John Eastman, the attorney who argued that Mr Pence could reject election results, and Kenneth Chesebro, who helped develop the fake elector scheme, were also implicated in the committee’s report, along with former White House chief of staff Mark Meadows, attorney Rudy Giuliani, and former assistant US attorney general Jeffrey Clark.

It was a mostly symbolic vote, marking the culmination of the committee’s months-long investigation, but it sent a powerful signal from a bipartisan group of lawmakers bolstered by mountains of evidence that a former president should be held accountable for his alleged crimes against the government.

The Justice Department’s investigation builds on the years of work from federal prosecutors to investigate more than 1,000 people in connection with the January 6 attack on the US Capitol, fuelled by the former president’s ongoing false claims that the election was rigged against him.

A resulting indictment lists six unnamed co-conspirators who are likely to include Trump-connected attorneys and former administration officials and advisers, including former attorneys Mr Giuliani and Mr Eastman, Sidney Powell, Mr Clark and Mr Cheseboro.

Prosecutors have also talked to a number of chief aides and officials in Mr Trump’s circle, including former Vice President Mike Pence, Mr Meadows, former White House counsel Pat Cipollone, his former deputy Pat Philbin, and former national security adviser Robert O’Brien, among several others.

They also have spoken with Georgia secretary of state Brad Raffensperger, who was on the other end of a call with Mr Trump demanding that the state’s top elections official “find 11,780 votes” – enough for him to overturn Mr Biden’s victory in the state.

That call, which was taped, also is at the center of a separate investigation from Fulton County district attorney Fani Willis into election interference in the state.

Arizona – ground zero for an election denialism movement that gave rise to leading GOP candidates for the top three statewide offices, including failed candidate for governor Kari Lake – was a focal point for the Trump campaign and his allies, who filed several lawsuits against the state and some counties in an attempt to overturn the lawful results. Mr Biden won the state by roughly 10,000 votes.

Federal prosecutors have talked to former Arizona governor Doug Ducey, who silenced a call from Mr Trump while Mr Ducey was in the middle of certifying his state’s election results – a process that was being live-streamed and carried across news outlets.

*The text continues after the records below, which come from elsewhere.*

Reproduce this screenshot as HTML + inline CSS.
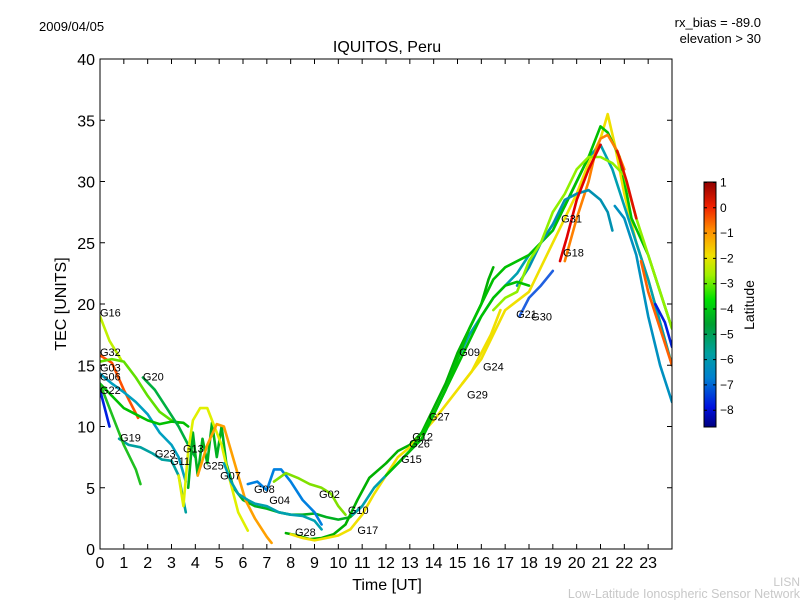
<!DOCTYPE html>
<html><head><meta charset="utf-8"><style>
body{margin:0;background:#fff;font-family:"Liberation Sans","DejaVu Sans",sans-serif}
svg text{font-family:"Liberation Sans","DejaVu Sans",sans-serif}
</style></head><body>
<svg id="chart" width="800" height="600" viewBox="0 0 800 600" xmlns="http://www.w3.org/2000/svg">
<defs>
<linearGradient id="jet" x1="0" y1="1" x2="0" y2="0">
<stop offset="0" stop-color="#000080"/><stop offset="0.08" stop-color="#0010e0"/>
<stop offset="0.2" stop-color="#0080d0"/><stop offset="0.3" stop-color="#00a0a0"/>
<stop offset="0.42" stop-color="#00a030"/><stop offset="0.52" stop-color="#00e000"/>
<stop offset="0.62" stop-color="#a0f000"/><stop offset="0.7" stop-color="#f0e000"/>
<stop offset="0.8" stop-color="#ff9000"/><stop offset="0.9" stop-color="#f02000"/>
<stop offset="1" stop-color="#900000"/></linearGradient>
<clipPath id="pc"><rect x="100" y="59" width="572" height="490"/></clipPath>
</defs>
<text x="39" y="31" font-size="13">2009/04/05</text>
<text x="761" y="27" font-size="13" text-anchor="end">rx_bias = -89.0</text>
<text x="761" y="43" font-size="13" text-anchor="end">elevation &gt; 30</text>
<text x="387" y="52" font-size="16" text-anchor="middle">IQUITOS, Peru</text>
<text x="387" y="590" font-size="16" text-anchor="middle">Time [UT]</text>
<text x="66" y="304" font-size="16" text-anchor="middle" transform="rotate(-90 66 304)">TEC [UNITS]</text>
<g id="tracks" clip-path="url(#pc)"></g>
<g id="labels"></g>
<rect x="100" y="59" width="572" height="490" fill="none" stroke="#000" stroke-width="1"/>
<g id="axes"></g>
<rect x="704" y="182" width="12" height="245" fill="url(#jet)" stroke="#000" stroke-width="1"/>
<g id="cbticks"></g>
<text x="754" y="305" font-size="14" text-anchor="middle" transform="rotate(-90 754 305)">Latitude</text>
<text x="800" y="586" font-size="12" fill="#c8c8c8" text-anchor="end">LISN</text>
<text x="800" y="598" font-size="12.5" fill="#c8c8c8" text-anchor="end">Low-Latitude Ionospheric Sensor Network</text>
</svg>
<script>
const xTicks=[0,1,2,3,4,5,6,7,8,9,10,11,12,13,14,15,16,17,18,19,20,21,22,23];
const yTicks=[0,5,10,15,20,25,30,35,40];
const cbTicks=[1,0,-1,-2,-3,-4,-5,-6,-7,-8];
const trackColors=["#c0f000","#ff5000","#60e000","#00a0c0","#00c000","#00b040","#00a0a0","#20c020","#0020e0","#00b020","#e0f000","#ffa000","#00a0b0","#0080e0","#80e000","#00b000","#f0e000","#00a0b0","#00c000","#ff8000","#0090b0","#90f000","#e00000","#e01000","#0090c0","#0020e0","#ff6000","#2060e0","#f0e000","#00c000"];
const trackTimes=[
[0,0.4,0.9],
[0,0.5,1.0,1.6],
[0,0.5,1,1.5,2,2.5,3,3.3],
[0,0.5,1,1.5,2,2.5,3,3.3,3.6],
[0,0.5,1,1.5,2,2.5,3,3.5,3.7],
[1.8,2.3,2.8,3.3,3.7,4],
[0.8,1.2,1.7,2.2,2.6,3,3.3,3.6],
[0,0.5,1.0,1.5,1.7],
[0,0.4],
[3.7,3.9,4.1,4.3,4.5,4.7,4.9,5.1,5.3,5.6,6,6.5,7,7.5,8,8.5,9,9.5,10,10.5,11],
[3.3,3.5,3.7,3.9,4.2,4.5,4.8,5.1,5.4,5.8,6.2],
[4.1,4.5,4.9,5.2,5.5,5.8,6.1,6.5,7,7.2],
[5.2,5.5,5.8,6.2,6.5,7,7.5,8,8.5,9,9.3],
[6.2,6.6,7,7.3,7.6,8,8.5,9,9.3],
[7.3,7.8,8.3,8.8,9.3,9.7,10,10.3],
[7.8,8.3,8.8,9.3,9.8,10.3,10.8,11.3,12,12.5,13,13.5,14,14.5,15,15.5,16,16.3,16.5],
[8,8.5,9,9.5,10,10.5,11,11.5,12,12.5,13,14,15,16,17,18,18.5,19,19.5,20,20.5,21,21.3,21.6,22,22.5,23,23.5,24],
[10.6,11,11.5,12,12.5,13,13.5,14,14.5,15,15.5,16,16.5,17,17.5,18,18.5,19,19.5,20,20.5,21,21.5,22,22.5,23,23.5,24],
[12.5,13.5,14.5,15.5,16.5,17,18,19,19.5,20,20.5,21,21.3,21.8,22.3,23,23.5,24],
[19.5,20,20.5,20.8,21,21.3,21.7,22],
[17.5,18,18.5,19,19.5,20,20.5,21,21.3,21.5],
[16.5,17,17.5,18,18.5,19,19.5,20,20.5,21,21.5,22,22.5,23,23.5,24],
[19.3,19.6,20,20.5,21],
[21.7,22.1,22.5],
[21.6,22,22.5,23,23.5,24],
[23.3,23.7,24],
[22.7,23,23.5,24],
[17.6,18,18.5,19],
[15.2,15.6,16,16.4,16.8],
[12,12.5,13,13.5,14,14.5,15,15.5,16,16.5,17,17.5,18]];
const trackValues=[
[19,17,15.4],
[15.8,15.2,13,10.7],
[15.3,15.5,15.3,14,12.5,11.2,10.5,10.3],
[14.3,13.5,12.8,12,11,9.5,8.5,7.5,5.5],
[13.5,12.5,11.5,11,10.5,10.2,10.4,10.3,10],
[14,13,11.5,10,8.5,7.5],
[9,8.5,8.3,7.8,7.3,7.2,6,3],
[13.5,11,8.5,6.5,5.3],
[13,10],
[5,9.5,6,9,7,10.3,7.5,10,7,5,4,3.5,3.3,3,2.8,2.8,2.9,2.6,2.4,2.6,3.5],
[6,3.5,8,10.5,11.5,11.5,10,8.5,6,3,1.5],
[6,8.5,10.2,10,8,6,4,2.5,1,0.5],
[7,5.5,4.5,4,3.7,3.5,3.0,2.8,2.7,2.3,1.6],
[5.3,5.5,4.8,6.5,6.5,5.5,4,3,2],
[5.5,6.2,5.8,5.3,5,4.5,3.5,2.8],
[1.3,1.1,0.8,0.9,1.2,2,4,5.8,7,8,8.5,9.5,11.5,13.5,16,18,20,22,23],
[1.2,0.9,0.7,0.9,1.1,1.6,2.8,4.5,6,7.5,8.3,10.5,13,15.5,19.5,21,23,25,27,29,31.5,33.5,35.5,33,29,25,22,18.5,15],
[2.8,3.5,5,6,7,8,9,11,13,15.5,17.5,19,20.5,21.5,22.5,24,25,26.5,28,30,32,33,31,28,25,22,18.5,15],
[7,9,13,18,22,23,24,26,28,30,32,34.5,34,32,27,24,21,18],
[23.5,27,30,32.5,33.5,33.8,32.5,31],
[21.5,23,25,26.5,28.5,29,29.3,28.5,27.5,26],
[19.5,20.5,21,23.5,25,27.5,29,31,32,32,31.5,30.5,27,24,21,18],
[23.5,25.5,28.5,31,33],
[32.5,30,27],
[28,27,24,19,15,12],
[20,18.5,16.5],
[23.5,21,18,15],
[19,20.5,21.5,22.7],
[13.5,14.5,16,17.5,19.5],
[6,7,8,9.5,11,13,15,17,19,20.5,21.5,21.8,21.5]];
const labelNames=["G16","G32","G03","G06","G22","G20","G19","G23","G11","G13","G25","G07","G08","G04","G02","G28","G10","G17","G15","G26","G12","G27","G29","G24","G09","G21","G30","G31","G18"];
const labelTimes=[0,0,0,0,0,1.8,0.84,2.3,2.94,3.48,4.32,5.04,6.46,7.1,9.19,8.18,10.4,10.8,12.63,12.97,13.1,13.8,15.4,16.07,15.07,17.46,18.09,19.35,19.43];
const labelValues=[19.3,16.1,14.8,14.1,13,14.1,9.1,7.8,7.2,8.2,6.8,6.0,4.9,4.0,4.5,1.4,3.2,1.55,7.35,8.6,9.2,10.8,12.6,14.9,16.1,19.2,19.0,27.0,24.2];

const NS="http://www.w3.org/2000/svg";
const X=t=>100+t*572/24, Y=v=>549-v*490/40;
function mk(tag,parent,attrs){const e=document.createElementNS(NS,tag);for(const k in attrs)e.setAttribute(k,attrs[k]);parent.appendChild(e);return e;}
const tg=document.getElementById('tracks');
trackTimes.forEach((ts,i)=>{
  const d=ts.map((t,j)=>(j?'L':'M')+X(t).toFixed(1)+' '+Y(trackValues[i][j]).toFixed(1)).join(' ');
  const p=mk('path',tg,{d:d,fill:'none',stroke:trackColors[i],'stroke-width':2.6,'stroke-linejoin':'round','stroke-linecap':'round'});
  
  
});
const lg=document.getElementById('labels');
labelNames.forEach((n,i)=>{
  const t=mk('text',lg,{x:X(labelTimes[i]),y:Y(labelValues[i])+4,'font-size':11});
  t.textContent=n;
  
  
});
const ax=document.getElementById('axes');
xTicks.forEach(t=>{
  const x=X(t);
  const l=mk('path',ax,{d:`M${x} 549v-5M${x} 59v5`,stroke:'#000','stroke-width':1});
  
  
  const tx=mk('text',ax,{x:x,y:568,'font-size':16,'text-anchor':'middle'});
  tx.textContent=t;
  
  
});
yTicks.forEach(v=>{
  const y=Y(v);
  const l=mk('path',ax,{d:`M100 ${y}h5M672 ${y}h-5`,stroke:'#000','stroke-width':1});
  
  
  const tx=mk('text',ax,{x:95,y:y+6,'font-size':16,'text-anchor':'end'});
  tx.textContent=v;
  
  
});
const cb=document.getElementById('cbticks');
cbTicks.forEach(v=>{
  const y=182.5+(1-v)*25.3;
  const l=mk('path',cb,{d:`M716 ${y}h-3M704 ${y}h3`,stroke:'#000','stroke-width':1});
  
  
  const tx=mk('text',cb,{x:720,y:y+4,'font-size':12});
  tx.textContent=v<0?'\u2212'+(-v):v;
  
  
});
</script>
</body></html>
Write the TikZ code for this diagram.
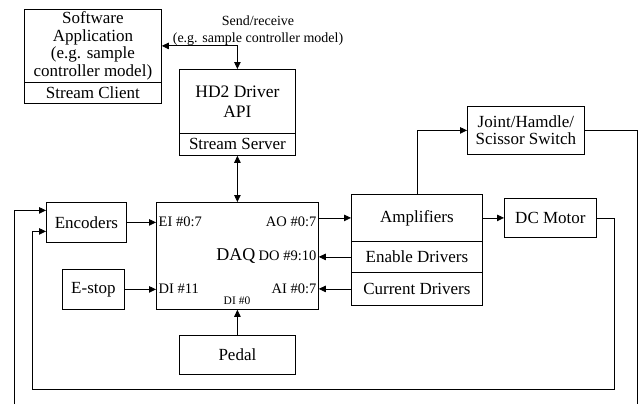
\documentclass[tikz,border=0pt]{standalone}
\usepackage{fontspec}
\setmainfont{Liberation Serif}
\usetikzlibrary{arrows.meta}

\tikzset{
  blk/.style={draw, line width=0.8pt, inner sep=0pt, anchor=north west,
              align=center, font=\fontsize{17}{17.5}\selectfont},
  port/.style={inner sep=0pt, font=\fontsize{14.5}{15}\selectfont},
  wire/.style={line width=0.8pt},
  arr/.style={wire, -{Triangle[length=7pt,width=6.5pt]}},
  darr/.style={wire, {Triangle[length=7pt,width=6.5pt]}-{Triangle[length=7pt,width=6.5pt]}}
}

\begin{document}
\begin{tikzpicture}[x=1pt, y=-1pt]
\useasboundingbox (0,0) rectangle (639,404);

% host side
\node[blk, minimum width=137pt, minimum height=73pt] (sw) at (24,9)
  {Software\\Application\\(e.g. sample\\controller model)};
\node[blk, minimum width=137pt, minimum height=21pt] (sc) at (24,82) {Stream Client};
\node[blk, minimum width=116pt, minimum height=64pt,
      font=\fontsize{17.5}{20}\selectfont] (hd) at (179,69) {HD2 Driver\\API};
\node[blk, minimum width=116pt, minimum height=22pt] (ss) at (179,133) {Stream Server};
\node[align=center, inner sep=0pt, font=\fontsize{14}{17}\selectfont] (lbl) at (258,31)
  {Send/receive\\(e.g. sample controller model)};

% acquisition board
\node[blk, minimum width=162pt, minimum height=107pt] (daq) at (156,202) {};
\node[port, anchor=west] (ei) at (158.5,222) {EI \#0:7};
\node[port, anchor=east] (ao) at (316.5,222) {AO \#0:7};
\node[inner sep=0pt, anchor=east, font=\fontsize{18}{18}\selectfont] (dq) at (255.5,256) {DAQ};
\node[port, anchor=east] (do) at (316.5,256) {DO \#9:10};
\node[port, anchor=west] (di) at (158.5,289) {DI \#11};
\node[port, anchor=east] (ai) at (316.5,289) {AI \#0:7};
\node[inner sep=0pt, font=\fontsize{11.5}{12}\selectfont] (d0) at (237,301) {DI \#0};

% inputs
\node[blk, minimum width=80pt, minimum height=40pt] (enc) at (46,202) {Encoders};
\node[blk, minimum width=62pt, minimum height=40pt] (estop) at (62,269) {E-stop};
\node[blk, minimum width=116pt, minimum height=39pt] (pedal) at (179,335) {Pedal};

% power stage
\node[blk, minimum width=131pt, minimum height=47pt] (amp) at (351,194) {Amplifiers};
\node[blk, minimum width=131pt, minimum height=31pt] (en) at (351,241) {Enable Drivers};
\node[blk, minimum width=131pt, minimum height=33pt] (cur) at (351,272) {Current Drivers};
\node[blk, minimum width=92pt, minimum height=39pt] (dc) at (504,198) {DC Motor};
\node[blk, minimum width=117pt, minimum height=48pt] (js) at (467,106) {Joint/Hamdle/\\Scissor Switch};

% loop-back corners
\coordinate (jr) at (637,404);
\coordinate (jl) at (14,404);
\coordinate (mr) at (614,389);
\coordinate (ml) at (32,389);

% connections
\draw[darr] (sw.east) -| (hd.north);
\draw[darr] (ss.south) -- (daq.north);
\draw[arr] (enc.east) -- (enc.east -| daq.west);
\draw[arr] (estop.east) -- (estop.east -| daq.west);
\draw[arr] (pedal.north) -- (daq.south);
\draw[arr] (daq.east |- amp.west) -- (amp.west);
\draw[arr] (en.west) -- (en.west -| daq.east);
\draw[arr] (cur.west) -- (cur.west -| daq.east);
\draw[arr] (amp.east) -- (amp.east -| dc.west);
\draw[arr] (amp.north) |- (js.west);
\draw[wire] (js.east) -| (jr);
\draw[arr] (jl) |- ([yshift=12pt]enc.west);
\draw[arr] (dc.east) -| (mr) -- (ml) |- ([yshift=-9pt]enc.west);
\end{tikzpicture}
\end{document}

Mr Smith’s office also subpoenaed the Office of the Arizona Secretary of State and has met with top elections officials in Wisconsin, New Mexico and Pennsylvania.

Prosecutors also have interviewed Michigan secretary of state Jocelyn Benson, whose office provided a tranche of documents that included communications between the state’s election officials and Mr Trump’s former lawyers and members of his campaign as the former president’s allies targeted the critical battleground state.

A mob of Donald Trump’s supporters breached the US Capitol on 6 January 2021, fuelled by a baseless narrative that the 2020 election was stolen from him.